Problem to solve: Write out the opening lines of the data word for word, up to and including the line with "5, 2019 \u2013", and leave every picture and every later line out.

Provided material:

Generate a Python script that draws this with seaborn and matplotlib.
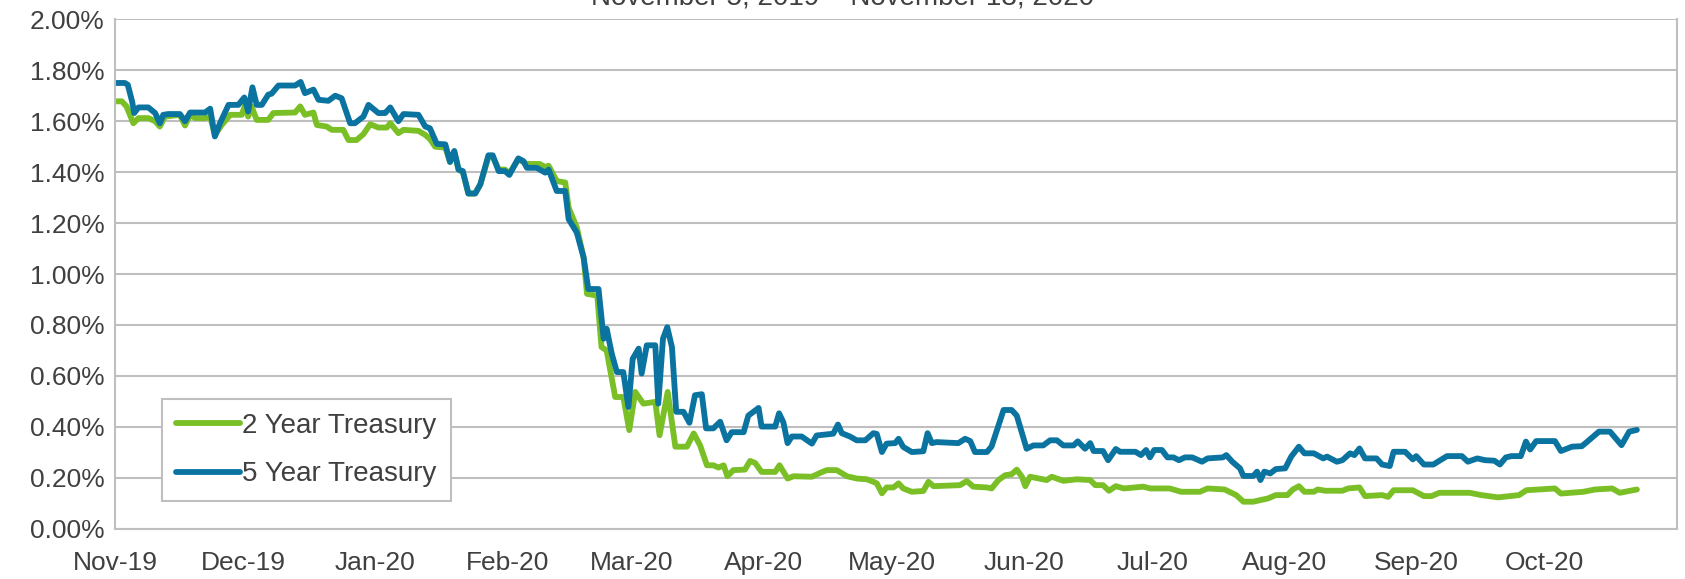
#!/usr/bin/env python3
"""2 year vs 5 year Treasury yields, Nov 2019 - Oct 2020."""
import matplotlib
matplotlib.use("Agg")
import matplotlib.pyplot as plt
import matplotlib.ticker as mticker
import numpy as np
import pandas as pd
import seaborn as sns

START = pd.Timestamp("2019-11-05")
TITLE = "November 5, 2019 \u2013 November 13, 2020"

# days after START
days_2y = [0, 1.6, 2.7, 4.3, 5.5, 7.8, 9.4, 10.5, 11.7, 15.2, 16.4, 17.6, 18.8, 21.1,
           22.3, 23.4, 25.0, 27.0, 29.7, 30.5, 31.2, 32.0, 33.2, 35.9, 37.1, 42.2,
           43.4, 44.5, 46.5, 47.3, 49.6, 50.8, 53.5, 54.7, 56.6, 58.2, 59.8, 61.7,
           63.7, 64.5, 66.4, 67.6, 71.1, 72.7, 73.8, 75.0, 77.4, 78.5, 79.5, 80.5,
           81.5, 82.8, 84.4, 85.6, 87.5, 88.5, 89.9, 91.4, 92.4, 94.5, 96.5, 99.5,
           100.8, 101.6, 103.5, 105.5, 106.3, 108.2, 109.8, 110.6, 113.0, 114.0,
           115.2, 117.2, 119.1, 120.5, 121.9, 123.8, 126.6, 127.6, 129.5, 131.3,
           134.0, 135.6, 137.1, 138.7, 140.2, 141.4, 142.6, 143.5, 144.9, 147.6,
           148.8, 150.0, 151.5, 154.7, 155.7, 157.6, 159.0, 163.3, 165.2, 166.8,
           169.1, 171.5, 173.8, 176.2, 177.7, 178.5, 179.7, 180.8, 182.4, 183.6,
           184.7, 186.7, 189.4, 190.6, 191.8, 198.0, 199.6, 201.1, 204.3, 205.4,
           207.0, 208.6, 210.1, 211.3, 212.5, 213.3, 214.4, 218.3, 219.5, 222.2,
           225.4, 228.5, 229.7, 231.5, 232.9, 234.5, 236.4, 240.9, 242.6, 247.1,
           249.8, 254.2, 256.0, 260.0, 262.7, 264.4, 266.7, 270.2, 272.0, 274.7,
           276.0, 277.4, 278.7, 280.9, 281.8, 283.6, 287.6, 288.9, 291.6, 292.9,
           296.9, 298.3, 299.6, 304.1, 306.7, 308.5, 310.3, 317.4, 320.1, 324.1,
           329.0, 330.7, 337.4, 338.8, 344.1, 346.8, 350.8, 352.6, 356.6]
yield_2y = [1.678, 1.678, 1.658, 1.592, 1.612, 1.612, 1.600, 1.579, 1.618, 1.625, 1.583,
            1.625, 1.612, 1.612, 1.618, 1.546, 1.585, 1.625, 1.625, 1.664, 1.618, 1.658,
            1.605, 1.605, 1.632, 1.634, 1.658, 1.625, 1.634, 1.585, 1.579, 1.566, 1.566,
            1.526, 1.526, 1.549, 1.588, 1.575, 1.575, 1.592, 1.553, 1.566, 1.562, 1.546,
            1.530, 1.500, 1.496, 1.440, 1.480, 1.410, 1.400, 1.316, 1.316, 1.352, 1.460,
            1.460, 1.410, 1.410, 1.395, 1.450, 1.432, 1.432, 1.420, 1.425, 1.365, 1.359,
            1.260, 1.183, 1.065, 0.922, 0.915, 0.713, 0.700, 0.517, 0.517, 0.387, 0.537,
            0.491, 0.498, 0.367, 0.537, 0.322, 0.322, 0.374, 0.327, 0.249, 0.249, 0.240,
            0.249, 0.206, 0.230, 0.232, 0.266, 0.258, 0.223, 0.223, 0.249, 0.197, 0.206,
            0.204, 0.219, 0.230, 0.230, 0.206, 0.197, 0.194, 0.184, 0.178, 0.139, 0.162,
            0.162, 0.178, 0.158, 0.145, 0.148, 0.184, 0.167, 0.171, 0.187, 0.165, 0.162,
            0.158, 0.191, 0.210, 0.214, 0.232, 0.204, 0.167, 0.204, 0.191, 0.204, 0.188,
            0.194, 0.191, 0.171, 0.171, 0.149, 0.167, 0.158, 0.165, 0.158, 0.158, 0.145,
            0.145, 0.158, 0.154, 0.132, 0.106, 0.106, 0.119, 0.132, 0.132, 0.154, 0.167,
            0.145, 0.145, 0.154, 0.149, 0.149, 0.158, 0.162, 0.128, 0.132, 0.125, 0.151,
            0.151, 0.128, 0.128, 0.141, 0.141, 0.132, 0.123, 0.132, 0.151, 0.158, 0.138,
            0.145, 0.154, 0.158, 0.141, 0.154]

days_5y = [0, 2.3, 3.0, 4.0, 4.5, 5.5, 7.8, 9.4, 10.5, 11.3, 12.5, 15.2, 16.4, 17.6,
           21.1, 22.3, 23.4, 24.6, 26.6, 28.9, 30.3, 31.2, 32.2, 33.2, 34.4, 35.9,
           36.7, 38.3, 42.2, 43.5, 44.5, 46.5, 47.7, 50.0, 51.6, 53.1, 55.1, 56.2,
           58.2, 59.4, 61.7, 63.3, 64.5, 66.4, 67.6, 71.1, 72.7, 73.8, 75.4, 77.4,
           78.5, 79.5, 80.5, 81.5, 82.8, 84.4, 85.6, 87.5, 88.5, 89.9, 91.4, 92.4,
           94.5, 95.7, 96.5, 98.8, 100.8, 101.6, 103.5, 105.5, 106.3, 108.2, 109.8,
           110.9, 113.3, 114.5, 115.2, 116.4, 117.6, 119.1, 120.3, 121.3, 122.7,
           123.4, 124.6, 126.6, 127.3, 128.4, 129.4, 130.5, 131.5, 133.2, 134.6,
           135.9, 137.5, 138.5, 140.2, 141.8, 143.3, 144.5, 147.3, 148.4, 150.8,
           151.5, 154.7, 155.6, 156.6, 157.6, 158.6, 160.9, 163.3, 164.4, 168.3,
           169.4, 170.3, 172.2, 173.8, 175.8, 177.7, 178.5, 179.7, 180.8, 182.8,
           183.6, 184.7, 186.7, 189.4, 190.4, 191.4, 192.5, 197.6, 199.2, 200.4,
           201.5, 204.3, 205.4, 208.2, 210.1, 211.3, 213.6, 215.2, 217.5, 219.1,
           220.7, 222.2, 224.6, 225.6, 227.3, 228.5, 229.3, 231.5, 232.7, 234.5,
           235.5, 239.1, 240.4, 241.6, 242.5, 243.5, 245.3, 246.6, 248.0, 249.3,
           250.7, 252.4, 254.7, 256.0, 259.6, 260.4, 261.8, 263.6, 264.4, 266.7,
           267.6, 268.4, 269.3, 270.7, 272.0, 274.2, 275.6, 277.4, 278.7, 280.9,
           283.1, 284.0, 286.3, 287.6, 289.4, 290.4, 291.6, 292.9, 295.6, 296.9,
           298.7, 299.6, 302.3, 304.1, 304.9, 306.7, 308.9, 311.2, 312.1, 315.6,
           317.0, 319.2, 321.0, 323.2, 324.5, 325.9, 327.2, 329.4, 330.6, 331.6,
           333.0, 337.4, 338.8, 341.4, 343.7, 345.0, 347.7, 350.3, 353.0, 354.8,
           356.6]
yield_5y = [1.750, 1.750, 1.743, 1.678, 1.632, 1.654, 1.654, 1.632, 1.592, 1.625, 1.628,
            1.628, 1.600, 1.634, 1.634, 1.649, 1.540, 1.592, 1.664, 1.664, 1.693, 1.638,
            1.733, 1.664, 1.664, 1.704, 1.708, 1.740, 1.740, 1.754, 1.710, 1.724, 1.684,
            1.680, 1.700, 1.690, 1.592, 1.592, 1.618, 1.664, 1.632, 1.632, 1.654, 1.600,
            1.628, 1.625, 1.579, 1.572, 1.511, 1.509, 1.440, 1.483, 1.410, 1.404, 1.316,
            1.316, 1.352, 1.466, 1.466, 1.404, 1.404, 1.389, 1.454, 1.443, 1.417, 1.417,
            1.398, 1.410, 1.326, 1.326, 1.215, 1.163, 1.065, 0.941, 0.941, 0.746, 0.785,
            0.687, 0.615, 0.615, 0.478, 0.667, 0.707, 0.609, 0.720, 0.720, 0.491, 0.746,
            0.791, 0.713, 0.459, 0.459, 0.416, 0.524, 0.528, 0.394, 0.394, 0.420, 0.347,
            0.379, 0.379, 0.444, 0.474, 0.401, 0.401, 0.453, 0.418, 0.336, 0.362, 0.362,
            0.334, 0.366, 0.373, 0.409, 0.375, 0.362, 0.347, 0.347, 0.375, 0.372, 0.301,
            0.334, 0.336, 0.353, 0.321, 0.301, 0.304, 0.375, 0.336, 0.340, 0.336, 0.353,
            0.344, 0.301, 0.301, 0.323, 0.466, 0.466, 0.444, 0.314, 0.327, 0.327, 0.347,
            0.347, 0.327, 0.327, 0.343, 0.314, 0.336, 0.305, 0.305, 0.269, 0.313, 0.302,
            0.302, 0.289, 0.309, 0.280, 0.309, 0.309, 0.280, 0.280, 0.269, 0.280, 0.280,
            0.263, 0.276, 0.280, 0.289, 0.263, 0.237, 0.207, 0.207, 0.224, 0.191, 0.224,
            0.217, 0.234, 0.237, 0.283, 0.322, 0.296, 0.296, 0.276, 0.283, 0.263, 0.269,
            0.296, 0.289, 0.315, 0.276, 0.276, 0.252, 0.246, 0.302, 0.302, 0.272, 0.285,
            0.252, 0.252, 0.276, 0.285, 0.285, 0.263, 0.276, 0.269, 0.267, 0.252, 0.280,
            0.285, 0.285, 0.342, 0.311, 0.344, 0.344, 0.305, 0.322, 0.324, 0.342, 0.381,
            0.381, 0.328, 0.381, 0.388]

series_names = ["2 Year Treasury", "5 Year Treasury"]
colors = {"2 Year Treasury": "#7ABF26", "5 Year Treasury": "#0A73A0"}

GREY = "#BFBFBF"
TEXT = "#404040"


def build_frame():
    frames = []
    for name, days, vals in [(series_names[0], days_2y, yield_2y),
                             (series_names[1], days_5y, yield_5y)]:
        frames.append(pd.DataFrame({
            "date": START + pd.to_timedelta(days, unit="D"),
            "yield": vals,
            "series": name,
        }))
    return pd.concat(frames, ignore_index=True)


def main():
    sns.set_style("white")
    plt.rcParams["font.family"] = ["Liberation Sans", "DejaVu Sans"]

    df = build_frame()
    fig = plt.figure(figsize=(16.85, 5.79), dpi=100)
    ax = fig.add_axes([115 / 1685, 1 - 528.7 / 579, 1562 / 1685, 509.4 / 579])

    sns.lineplot(data=df, x="date", y="yield", hue="series", hue_order=series_names,
                 palette=colors, estimator=None, sort=False, linewidth=4.2,
                 solid_joinstyle="round", solid_capstyle="round", ax=ax)

    ax.set_xlim(START, START + pd.Timedelta(days=366))
    ax.set_ylim(0, 2.0)
    ax.set_yticks(np.arange(0, 2.01, 0.2))
    ax.yaxis.set_major_formatter(mticker.FuncFormatter(lambda v, _: f"{v:.2f}%"))

    ticks = pd.date_range(START, periods=13, freq=pd.DateOffset(months=1))
    ax.set_xticks(ticks)
    ax.set_xticklabels([d.strftime("%b-%y") for d in ticks[:-1]] + [""])

    ax.grid(axis="y", color=GREY, linewidth=1.5)
    ax.set_axisbelow(True)
    ax.spines["top"].set_visible(False)
    for side in ["left", "bottom", "right"]:
        ax.spines[side].set_color(GREY)
        ax.spines[side].set_linewidth(1.5)

    ax.tick_params(axis="both", direction="out", length=6, width=1.5, color=GREY,
                   labelsize=19, labelcolor=TEXT)
    ax.tick_params(axis="x", pad=10)
    ax.tick_params(axis="y", pad=1.5)
    ax.set_xlabel("")
    ax.set_ylabel("")

    handles, labels = ax.get_legend_handles_labels()
    leg = ax.legend(handles, labels, loc="lower left", bbox_to_anchor=(0.030, 0.054),
                    borderaxespad=0, fontsize=20, frameon=True, fancybox=False,
                    framealpha=1, edgecolor=GREY, handlelength=2.3,
                    handletextpad=0.1, borderpad=0.5, labelspacing=0.8)
    leg.get_frame().set_linewidth(1.5)
    for t in leg.get_texts():
        t.set_color(TEXT)

    fig.text(843 / 1685, 1 - 4 / 579, TITLE, ha="center", va="baseline",
             fontsize=20, color=TEXT)

    fig.savefig("out.png", dpi=100)


if __name__ == "__main__":
    main()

Exercise solution:
Generate a Python script that draws this with seaborn and matplotlib.
#!/usr/bin/env python3
"""2 year vs 5 year Treasury yields, Nov 2019 - Oct 2020."""
import matplotlib
matplotlib.use("Agg")
import matplotlib.pyplot as plt
import matplotlib.ticker as mticker
import numpy as np
import pandas as pd
import seaborn as sns

START = pd.Timestamp("2019-11-05")
TITLE = "November 5, 2019 \u2013 November 13, 2020"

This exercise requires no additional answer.